## START
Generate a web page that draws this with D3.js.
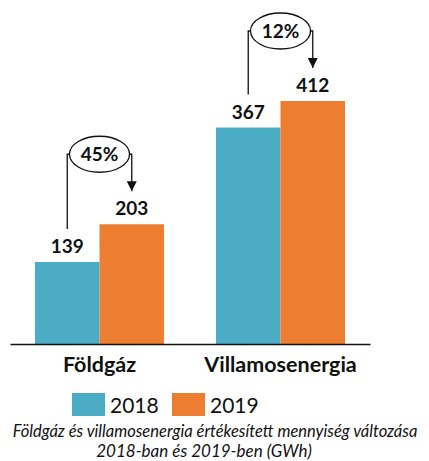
<!DOCTYPE html>
<html>
<head>
<meta charset="utf-8">
<script src="https://cdn.jsdelivr.net/npm/d3@7"></script>
<style>
  body { margin: 0; background: #fff; }
  text { font-family: Lato, "Open Sans", sans-serif; fill: #111; }
</style>
</head>
<body>
<script>
const categories = ["Földgáz", "Villamosenergia"];
const years = ["2018", "2019"];
const values2018 = [139, 367];
const values2019 = [203, 412];
const changeLabels = ["45%", "12%"];
const captionLines = [
  "Földgáz és villamosenergia értékesített mennyiség változása",
  "2018-ban és 2019-ben (GWh)"
];
const colors = ["#4bacc6", "#ed7d31"];

const width = 429, height = 461;
const svg = d3.select("body").append("svg")
  .attr("width", width)
  .attr("height", height);

const baseY = 344;

const x = d3.scaleBand()
  .domain(categories)
  .range([10, 370])
  .paddingInner(0.287)
  .paddingOuter(0.138);

const xs = d3.scaleBand()
  .domain(years)
  .range([0, x.bandwidth()]);

const y = d3.scaleLinear()
  .domain([0, 412])
  .range([baseY, baseY - 243]);

const rows = categories.map((c, i) => ({
  cat: c,
  vals: [values2018[i], values2019[i]],
  pct: changeLabels[i]
}));

// bars
const groups = svg.selectAll("g.grp")
  .data(rows)
  .enter().append("g")
  .attr("class", "grp")
  .attr("transform", d => `translate(${x(d.cat)},0)`);

groups.selectAll("rect")
  .data(d => d.vals.map((v, j) => ({ year: years[j], v: v })))
  .enter().append("rect")
  .attr("x", d => xs(d.year))
  .attr("y", d => y(d.v))
  .attr("width", xs.bandwidth())
  .attr("height", d => y(0) - y(d.v))
  .attr("fill", (d, j) => colors[j]);

groups.selectAll("text.val")
  .data(d => d.vals.map((v, j) => ({ year: years[j], v: v })))
  .enter().append("text")
  .attr("class", "val")
  .attr("x", d => xs(d.year) + xs.bandwidth() / 2)
  .attr("y", d => y(d.v) - 9)
  .attr("text-anchor", "middle")
  .attr("font-size", 19)
  .attr("font-weight", "bold")
  .text(d => d.v);

// change annotations
svg.append("defs").append("marker")
  .attr("id", "arrow")
  .attr("viewBox", "0 0 10 10")
  .attr("refX", 10).attr("refY", 5)
  .attr("markerWidth", 10).attr("markerHeight", 10)
  .attr("markerUnits", "userSpaceOnUse")
  .attr("orient", "auto")
  .append("path")
  .attr("d", "M0,0L10,5L0,10Z")
  .attr("fill", "#111");

groups.each(function(d) {
  const g = d3.select(this);
  const x1 = xs(years[0]) + xs.bandwidth() / 2;
  const x2 = xs(years[1]) + xs.bandwidth() / 2;
  const cx = x.bandwidth() / 2;
  const cy = y(d.vals[1]) - 70;
  g.append("path")
    .attr("d", `M${x1},${y(d.vals[0]) - 33}V${cy}H${cx - 29}`)
    .attr("fill", "none").attr("stroke", "#111").attr("stroke-width", 1.3);
  g.append("path")
    .attr("d", `M${cx + 29},${cy}H${x2}V${y(d.vals[1]) - 33}`)
    .attr("fill", "none").attr("stroke", "#111").attr("stroke-width", 1.3)
    .attr("marker-end", "url(#arrow)");
  g.append("ellipse")
    .attr("cx", cx).attr("cy", cy)
    .attr("rx", 30).attr("ry", 18)
    .attr("fill", "#fff").attr("stroke", "#111").attr("stroke-width", 1.3);
  g.append("text")
    .attr("x", cx).attr("y", cy + 7)
    .attr("text-anchor", "middle")
    .attr("font-size", 19)
    .attr("font-weight", "bold")
    .text(d.pct);
});

// axis
const axis = svg.append("g")
  .attr("transform", `translate(0,${baseY})`)
  .call(d3.axisBottom(x).tickSize(0).tickPadding(13));
axis.select(".domain").attr("stroke", "#111").attr("stroke-width", 1.5);
axis.selectAll(".tick text")
  .attr("font-family", "Lato, sans-serif")
  .attr("font-size", 21.5)
  .attr("font-weight", "bold")
  .attr("fill", "#111");

// legend
const legend = svg.append("g").attr("transform", "translate(72,393)");
const li = legend.selectAll("g")
  .data(years)
  .enter().append("g")
  .attr("transform", (d, i) => `translate(${i * 100},0)`);
li.append("rect")
  .attr("width", 33).attr("height", 23)
  .attr("fill", (d, i) => colors[i]);
li.append("text")
  .attr("x", 38).attr("y", 20)
  .attr("font-size", 21)
  .text(d => d);

// caption
svg.selectAll("text.cap")
  .data(captionLines)
  .enter().append("text")
  .attr("class", "cap")
  .attr("x", (d, i) => i === 0 ? 215 : 204)
  .attr("y", (d, i) => 437 + i * 20)
  .attr("text-anchor", "middle")
  .attr("font-size", (d, i) => i === 0 ? 16.5 : 17)
  .attr("font-style", "italic")
  .text(d => d);
</script>
</body>
</html>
## END
To do: Make an exact copy of the whole listing, but don't bring over any pictures.

Output for this exercise:
Generate a web page that draws this with D3.js.
<!DOCTYPE html>
<html>
<head>
<meta charset="utf-8">
<script src="https://cdn.jsdelivr.net/npm/d3@7"></script>
<style>
  body { margin: 0; background: #fff; }
  text { font-family: Lato, "Open Sans", sans-serif; fill: #111; }
</style>
</head>
<body>
<script>
const categories = ["Földgáz", "Villamosenergia"];
const years = ["2018", "2019"];
const values2018 = [139, 367];
const values2019 = [203, 412];
const changeLabels = ["45%", "12%"];
const captionLines = [
  "Földgáz és villamosenergia értékesített mennyiség változása",
  "2018-ban és 2019-ben (GWh)"
];
const colors = ["#4bacc6", "#ed7d31"];

const width = 429, height = 461;
const svg = d3.select("body").append("svg")
  .attr("width", width)
  .attr("height", height);

const baseY = 344;

const x = d3.scaleBand()
  .domain(categories)
  .range([10, 370])
  .paddingInner(0.287)
  .paddingOuter(0.138);

const xs = d3.scaleBand()
  .domain(years)
  .range([0, x.bandwidth()]);

const y = d3.scaleLinear()
  .domain([0, 412])
  .range([baseY, baseY - 243]);

const rows = categories.map((c, i) => ({
  cat: c,
  vals: [values2018[i], values2019[i]],
  pct: changeLabels[i]
}));

// bars
const groups = svg.selectAll("g.grp")
  .data(rows)
  .enter().append("g")
  .attr("class", "grp")
  .attr("transform", d => `translate(${x(d.cat)},0)`);

groups.selectAll("rect")
  .data(d => d.vals.map((v, j) => ({ year: years[j], v: v })))
  .enter().append("rect")
  .attr("x", d => xs(d.year))
  .attr("y", d => y(d.v))
  .attr("width", xs.bandwidth())
  .attr("height", d => y(0) - y(d.v))
  .attr("fill", (d, j) => colors[j]);

groups.selectAll("text.val")
  .data(d => d.vals.map((v, j) => ({ year: years[j], v: v })))
  .enter().append("text")
  .attr("class", "val")
  .attr("x", d => xs(d.year) + xs.bandwidth() / 2)
  .attr("y", d => y(d.v) - 9)
  .attr("text-anchor", "middle")
  .attr("font-size", 19)
  .attr("font-weight", "bold")
  .text(d => d.v);

// change annotations
svg.append("defs").append("marker")
  .attr("id", "arrow")
  .attr("viewBox", "0 0 10 10")
  .attr("refX", 10).attr("refY", 5)
  .attr("markerWidth", 10).attr("markerHeight", 10)
  .attr("markerUnits", "userSpaceOnUse")
  .attr("orient", "auto")
  .append("path")
  .attr("d", "M0,0L10,5L0,10Z")
  .attr("fill", "#111");

groups.each(function(d) {
  const g = d3.select(this);
  const x1 = xs(years[0]) + xs.bandwidth() / 2;
  const x2 = xs(years[1]) + xs.bandwidth() / 2;
  const cx = x.bandwidth() / 2;
  const cy = y(d.vals[1]) - 70;
  g.append("path")
    .attr("d", `M${x1},${y(d.vals[0]) - 33}V${cy}H${cx - 29}`)
    .attr("fill", "none").attr("stroke", "#111").attr("stroke-width", 1.3);
  g.append("path")
    .attr("d", `M${cx + 29},${cy}H${x2}V${y(d.vals[1]) - 33}`)
    .attr("fill", "none").attr("stroke", "#111").attr("stroke-width", 1.3)
    .attr("marker-end", "url(#arrow)");
  g.append("ellipse")
    .attr("cx", cx).attr("cy", cy)
    .attr("rx", 30).attr("ry", 18)
    .attr("fill", "#fff").attr("stroke", "#111").attr("stroke-width", 1.3);
  g.append("text")
    .attr("x", cx).attr("y", cy + 7)
    .attr("text-anchor", "middle")
    .attr("font-size", 19)
    .attr("font-weight", "bold")
    .text(d.pct);
});

// axis
const axis = svg.append("g")
  .attr("transform", `translate(0,${baseY})`)
  .call(d3.axisBottom(x).tickSize(0).tickPadding(13));
axis.select(".domain").attr("stroke", "#111").attr("stroke-width", 1.5);
axis.selectAll(".tick text")
  .attr("font-family", "Lato, sans-serif")
  .attr("font-size", 21.5)
  .attr("font-weight", "bold")
  .attr("fill", "#111");

// legend
const legend = svg.append("g").attr("transform", "translate(72,393)");
const li = legend.selectAll("g")
  .data(years)
  .enter().append("g")
  .attr("transform", (d, i) => `translate(${i * 100},0)`);
li.append("rect")
  .attr("width", 33).attr("height", 23)
  .attr("fill", (d, i) => colors[i]);
li.append("text")
  .attr("x", 38).attr("y", 20)
  .attr("font-size", 21)
  .text(d => d);

// caption
svg.selectAll("text.cap")
  .data(captionLines)
  .enter().append("text")
  .attr("class", "cap")
  .attr("x", (d, i) => i === 0 ? 215 : 204)
  .attr("y", (d, i) => 437 + i * 20)
  .attr("text-anchor", "middle")
  .attr("font-size", (d, i) => i === 0 ? 16.5 : 17)
  .attr("font-style", "italic")
  .text(d => d);
</script>
</body>
</html>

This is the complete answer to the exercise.